Symmetry Protected Topological Order in Superfluid $^3$He-B

The superfluid $^{3}$He-B has been recognized as a concrete example of topological superconductors, where the time-reversal symmetry ensures a nontrivial topological number and the existence of helical Majorana fermions. This may indicate that any time-reversal breaking disturbance wipe out the topological nature. In this talk, I will demonstrate that the B phase under a magnetic field in a particular direction stays topological due to a discrete symmetry, that is, in a symmetry protected topological order [1]. Due to the symmetry protected topological order, helical surface Majorana fermions in the B phase remain gapless and their Ising spin character persists.

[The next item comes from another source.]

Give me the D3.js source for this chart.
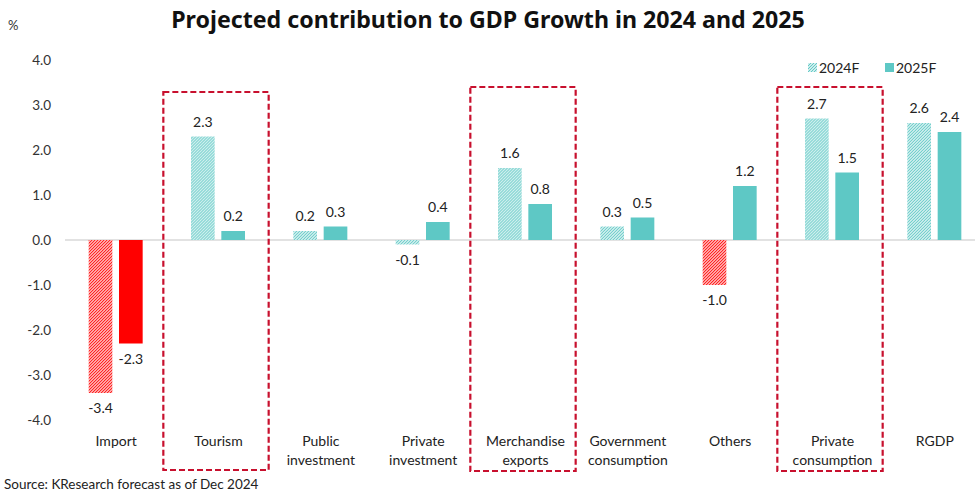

I unveil that the competition between the Zeeman magnetic field and dipole interaction involves an anomalous quantum phase transition where a topological phase transition takes place together with spontaneous breaking of symmetry. Based on the quasiclassical theory, I illustrate that the phase transition is accompanied by anisotropic quantum criticality of spin susceptibilities on the surface, which is detectable in NMR experiments~[1,2].\\[4pt] [1] T. Mizushima, M. Sato, and K. Machida, Phys. Rev. Lett. \textbf{109}, 165301 (2012).\\[0pt] [2] T. Mizushima, Phys. Rev. B \textbf{86}, 094518 (2012).